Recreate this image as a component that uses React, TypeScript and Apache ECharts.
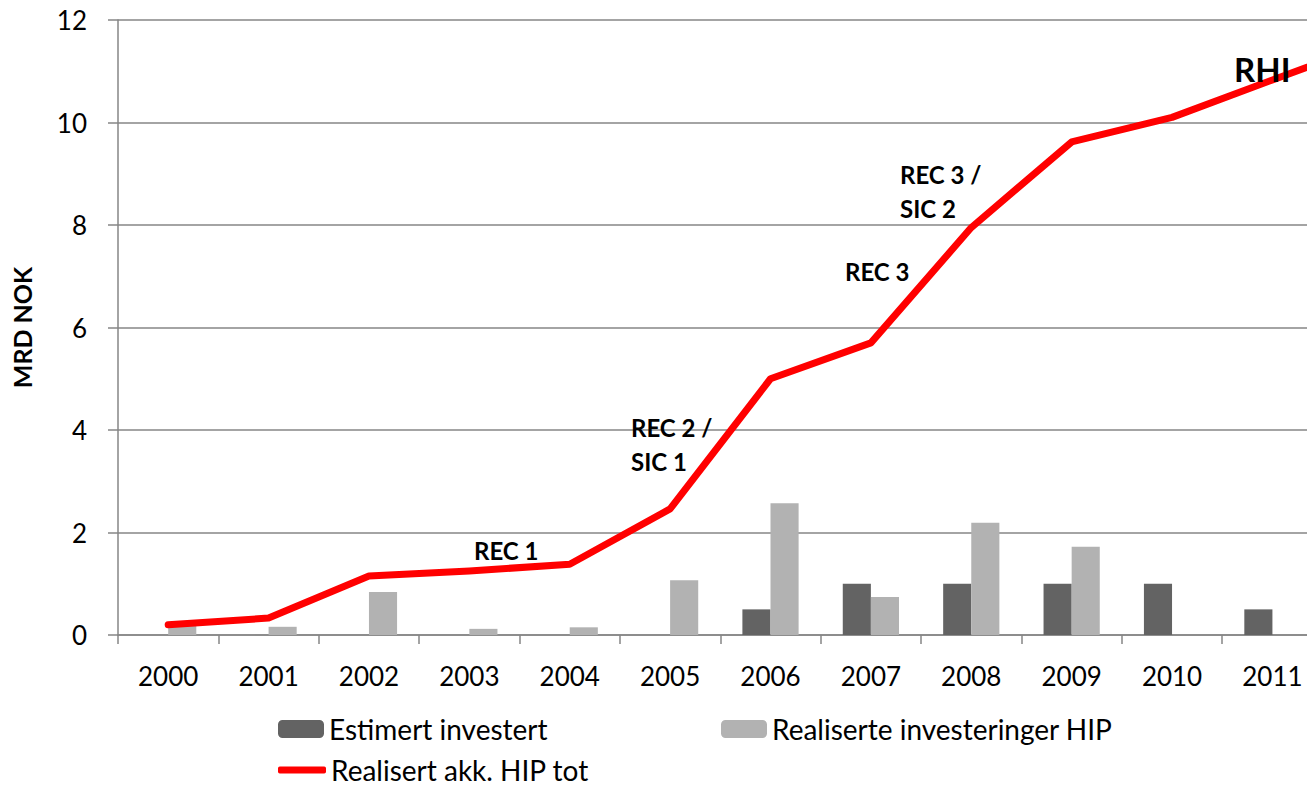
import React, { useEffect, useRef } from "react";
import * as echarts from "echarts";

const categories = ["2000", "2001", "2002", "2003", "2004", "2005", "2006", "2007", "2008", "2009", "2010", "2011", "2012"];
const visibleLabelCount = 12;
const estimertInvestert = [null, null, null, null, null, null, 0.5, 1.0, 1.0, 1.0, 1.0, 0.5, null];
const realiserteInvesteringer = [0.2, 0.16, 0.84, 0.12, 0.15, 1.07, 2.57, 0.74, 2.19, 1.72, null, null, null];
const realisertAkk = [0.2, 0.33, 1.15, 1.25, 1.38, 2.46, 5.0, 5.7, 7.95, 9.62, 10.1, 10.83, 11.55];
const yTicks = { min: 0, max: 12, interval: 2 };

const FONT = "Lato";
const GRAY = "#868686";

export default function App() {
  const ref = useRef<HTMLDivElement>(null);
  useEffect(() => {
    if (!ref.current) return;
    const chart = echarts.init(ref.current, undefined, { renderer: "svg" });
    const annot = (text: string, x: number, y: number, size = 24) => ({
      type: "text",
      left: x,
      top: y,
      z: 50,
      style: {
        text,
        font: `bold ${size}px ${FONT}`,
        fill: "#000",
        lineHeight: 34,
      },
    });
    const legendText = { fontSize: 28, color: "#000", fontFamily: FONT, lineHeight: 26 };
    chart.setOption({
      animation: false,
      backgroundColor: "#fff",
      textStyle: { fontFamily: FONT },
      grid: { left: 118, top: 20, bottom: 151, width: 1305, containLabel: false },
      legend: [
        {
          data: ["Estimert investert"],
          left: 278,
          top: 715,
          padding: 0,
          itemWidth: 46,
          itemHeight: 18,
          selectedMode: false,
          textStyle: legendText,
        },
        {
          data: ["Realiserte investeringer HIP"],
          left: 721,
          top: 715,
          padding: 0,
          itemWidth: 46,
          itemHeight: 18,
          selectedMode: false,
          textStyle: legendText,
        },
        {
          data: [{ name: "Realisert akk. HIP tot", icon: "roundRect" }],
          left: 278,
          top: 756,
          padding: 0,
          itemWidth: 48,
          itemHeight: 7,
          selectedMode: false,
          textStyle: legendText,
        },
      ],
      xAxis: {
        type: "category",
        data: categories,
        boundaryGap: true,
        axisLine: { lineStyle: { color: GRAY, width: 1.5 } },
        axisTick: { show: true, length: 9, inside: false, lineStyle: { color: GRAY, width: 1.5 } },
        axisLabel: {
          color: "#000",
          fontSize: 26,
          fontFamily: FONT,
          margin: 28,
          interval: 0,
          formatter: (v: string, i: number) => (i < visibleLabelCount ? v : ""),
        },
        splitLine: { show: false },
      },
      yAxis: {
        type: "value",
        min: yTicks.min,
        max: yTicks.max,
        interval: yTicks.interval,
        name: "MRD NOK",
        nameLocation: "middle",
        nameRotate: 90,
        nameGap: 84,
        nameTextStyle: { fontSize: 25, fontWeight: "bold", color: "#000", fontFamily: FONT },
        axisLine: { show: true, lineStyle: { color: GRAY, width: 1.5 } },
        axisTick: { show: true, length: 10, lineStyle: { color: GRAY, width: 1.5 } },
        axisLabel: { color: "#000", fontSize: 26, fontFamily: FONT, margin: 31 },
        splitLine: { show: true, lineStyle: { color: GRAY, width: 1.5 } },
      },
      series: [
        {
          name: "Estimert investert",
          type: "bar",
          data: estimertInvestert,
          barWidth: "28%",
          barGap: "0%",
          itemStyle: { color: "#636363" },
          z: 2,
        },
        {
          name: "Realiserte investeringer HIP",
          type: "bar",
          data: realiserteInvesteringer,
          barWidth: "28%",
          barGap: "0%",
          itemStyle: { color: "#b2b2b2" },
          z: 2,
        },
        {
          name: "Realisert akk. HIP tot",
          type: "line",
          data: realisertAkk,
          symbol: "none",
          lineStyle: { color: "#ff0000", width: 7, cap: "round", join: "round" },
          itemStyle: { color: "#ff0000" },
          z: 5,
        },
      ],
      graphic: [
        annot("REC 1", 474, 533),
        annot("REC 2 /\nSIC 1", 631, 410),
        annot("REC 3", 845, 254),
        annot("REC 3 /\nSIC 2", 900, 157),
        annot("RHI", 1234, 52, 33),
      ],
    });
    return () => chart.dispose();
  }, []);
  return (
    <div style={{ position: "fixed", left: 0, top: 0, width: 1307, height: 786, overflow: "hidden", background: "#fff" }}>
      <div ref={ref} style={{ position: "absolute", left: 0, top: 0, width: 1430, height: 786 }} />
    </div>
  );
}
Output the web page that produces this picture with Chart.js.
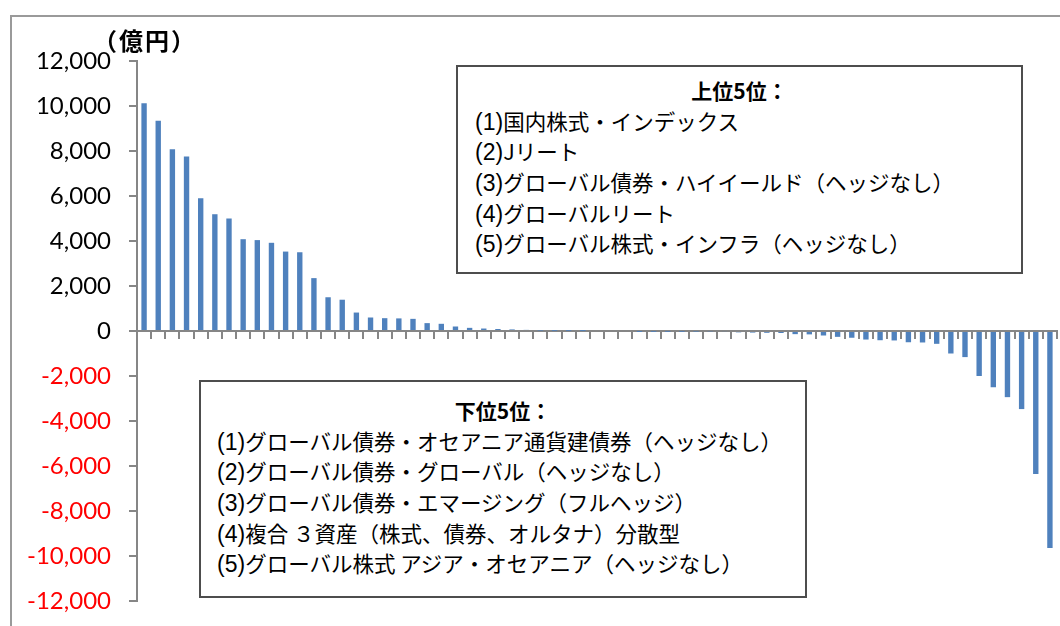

******************************

[Problem statement] Print the records above exactly as they stand, but leave out the pictures.

[Reply]
Recreate this image as a component that uses React, TypeScript and Apache ECharts.
import React, { useEffect, useRef } from "react";
import * as echarts from "echarts";

const categories = ["2000", "2001", "2002", "2003", "2004", "2005", "2006", "2007", "2008", "2009", "2010", "2011", "2012"];
const visibleLabelCount = 12;
const estimertInvestert = [null, null, null, null, null, null, 0.5, 1.0, 1.0, 1.0, 1.0, 0.5, null];
const realiserteInvesteringer = [0.2, 0.16, 0.84, 0.12, 0.15, 1.07, 2.57, 0.74, 2.19, 1.72, null, null, null];
const realisertAkk = [0.2, 0.33, 1.15, 1.25, 1.38, 2.46, 5.0, 5.7, 7.95, 9.62, 10.1, 10.83, 11.55];
const yTicks = { min: 0, max: 12, interval: 2 };

const FONT = "Lato";
const GRAY = "#868686";

export default function App() {
  const ref = useRef<HTMLDivElement>(null);
  useEffect(() => {
    if (!ref.current) return;
    const chart = echarts.init(ref.current, undefined, { renderer: "svg" });
    const annot = (text: string, x: number, y: number, size = 24) => ({
      type: "text",
      left: x,
      top: y,
      z: 50,
      style: {
        text,
        font: `bold ${size}px ${FONT}`,
        fill: "#000",
        lineHeight: 34,
      },
    });
    const legendText = { fontSize: 28, color: "#000", fontFamily: FONT, lineHeight: 26 };
    chart.setOption({
      animation: false,
      backgroundColor: "#fff",
      textStyle: { fontFamily: FONT },
      grid: { left: 118, top: 20, bottom: 151, width: 1305, containLabel: false },
      legend: [
        {
          data: ["Estimert investert"],
          left: 278,
          top: 715,
          padding: 0,
          itemWidth: 46,
          itemHeight: 18,
          selectedMode: false,
          textStyle: legendText,
        },
        {
          data: ["Realiserte investeringer HIP"],
          left: 721,
          top: 715,
          padding: 0,
          itemWidth: 46,
          itemHeight: 18,
          selectedMode: false,
          textStyle: legendText,
        },
        {
          data: [{ name: "Realisert akk. HIP tot", icon: "roundRect" }],
          left: 278,
          top: 756,
          padding: 0,
          itemWidth: 48,
          itemHeight: 7,
          selectedMode: false,
          textStyle: legendText,
        },
      ],
      xAxis: {
        type: "category",
        data: categories,
        boundaryGap: true,
        axisLine: { lineStyle: { color: GRAY, width: 1.5 } },
        axisTick: { show: true, length: 9, inside: false, lineStyle: { color: GRAY, width: 1.5 } },
        axisLabel: {
          color: "#000",
          fontSize: 26,
          fontFamily: FONT,
          margin: 28,
          interval: 0,
          formatter: (v: string, i: number) => (i < visibleLabelCount ? v : ""),
        },
        splitLine: { show: false },
      },
      yAxis: {
        type: "value",
        min: yTicks.min,
        max: yTicks.max,
        interval: yTicks.interval,
        name: "MRD NOK",
        nameLocation: "middle",
        nameRotate: 90,
        nameGap: 84,
        nameTextStyle: { fontSize: 25, fontWeight: "bold", color: "#000", fontFamily: FONT },
        axisLine: { show: true, lineStyle: { color: GRAY, width: 1.5 } },
        axisTick: { show: true, length: 10, lineStyle: { color: GRAY, width: 1.5 } },
        axisLabel: { color: "#000", fontSize: 26, fontFamily: FONT, margin: 31 },
        splitLine: { show: true, lineStyle: { color: GRAY, width: 1.5 } },
      },
      series: [
        {
          name: "Estimert investert",
          type: "bar",
          data: estimertInvestert,
          barWidth: "28%",
          barGap: "0%",
          itemStyle: { color: "#636363" },
          z: 2,
        },
        {
          name: "Realiserte investeringer HIP",
          type: "bar",
          data: realiserteInvesteringer,
          barWidth: "28%",
          barGap: "0%",
          itemStyle: { color: "#b2b2b2" },
          z: 2,
        },
        {
          name: "Realisert akk. HIP tot",
          type: "line",
          data: realisertAkk,
          symbol: "none",
          lineStyle: { color: "#ff0000", width: 7, cap: "round", join: "round" },
          itemStyle: { color: "#ff0000" },
          z: 5,
        },
      ],
      graphic: [
        annot("REC 1", 474, 533),
        annot("REC 2 /\nSIC 1", 631, 410),
        annot("REC 3", 845, 254),
        annot("REC 3 /\nSIC 2", 900, 157),
        annot("RHI", 1234, 52, 33),
      ],
    });
    return () => chart.dispose();
  }, []);
  return (
    <div style={{ position: "fixed", left: 0, top: 0, width: 1307, height: 786, overflow: "hidden", background: "#fff" }}>
      <div ref={ref} style={{ position: "absolute", left: 0, top: 0, width: 1430, height: 786 }} />
    </div>
  );
}
Output the web page that produces this picture with Chart.js.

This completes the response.